In my pondering of this sad fact of being human, I realized (yeah, like, just this week) that this is why I’m writing the book that we’ve explored together in other posts and on which I’ve been slaving away for pretty-much ten years. As you, dear readers and friends might recall, a compelling thing happens to me. I’ve only experienced it a couple of times in my life (with people) and find that it happens much easier and more frequently with nature and animals. My term for it is “merging” and my book is a futuristic/SciFi novel about a telepathic race of people who do this practice of merging in pair bonding.

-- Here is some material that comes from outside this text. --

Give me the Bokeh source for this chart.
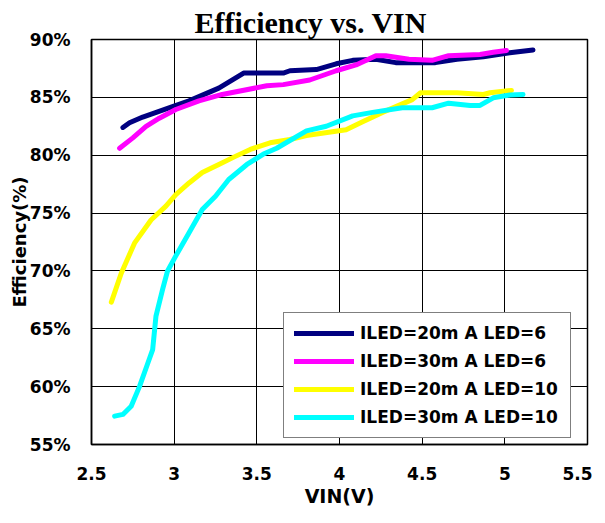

Merging is literally the feeling of exchanging energies with another being. In my book, however, the characters go much deeper with it. They actually swap bodies and physically experience what the other person, place, or thing perceives. Well, I’m now pretty sure that I’m writing the book as a way to slay that dragon who goes by the name of “I-am-alone”. Ah, so there it is. All of my psychology, laid out on the open Internet for all to see. Well, then. I might as well tell you the rest.
It bugs the living crap out of me that we are ultimately alone, that we have to do all of this perceiving and living and learning alone, in our isolated little consciousness bubbles, and that one man’s reality in no way, shape, or form resembles my own. I mean, I get that we feel love and exchange energy with the world around us and I deeply believe in “guides” who nurture us and help us from the Other Side while we are here in earth school just slugging it out. I get that we have some help and that our bodies are a huge boon to us in what we explore here, but ultimately all of our perceptions are our own and we are responsible for grooming them and learning from them.
I suffer from a deep existential loneliness and this “aloneness” is the root cause of it. What I know, I cannot teach (though I keep trying and trying and trying by way of my words, my blogs, my poems, my art, etc.). The fact that what I experience, my merging with others, my depth of feeling is really, really rare. I suffer because when I talk with others, tell them about what I think, people often look at me like I have a horn coming out of my head. I feel really alone here. I think about and say sh*t that few people seem to ponder and then, I’m left wondering where the rest of my tribe is. I wonder where my people are. I wonder why I chose a life where I walk around feeling so terribly alone.
And, I suspect, given how hard I work and how little time I have left, that the book, if I ever finish it, will be my magnum opus. It’s my attempt to beat this loneliness down. It’s a chance to explore what it would be like if there were more people here like me. Yes, it’s narcissistic. Every bit of art is a practice in narcissism. But, I *hope* that it serves others and helps them. I hope it gives something back to humanity.
I want to be closer than skin. I want to merge energies with others. I want to be open and heightened and feeling. Other people’s emotions do not scare me. I want to know what they feel and think about and ponder and learn. I want to experience what others experience, because it causes expansion and growth, feeling and thinking. I just want to know that one other person on this planet gets it, gets me, and that I get them, really get them. But, that’s impossible, isn’t it, my little love-nuggets? Nonetheless, I’m gonna keep trying until I don’t any more.
P.S. In case it wasn’t abundantly obvious, this is me, a bit down-in-the-dumps. Just thought you’d like to know that I am not always “sunshine” and “delirious happiness”; all sides are represented. I don’t come to the shores of sadness often, but when I do, I lug my boat up onto the sand and I camp for a few days. ❤ Love you, my friends.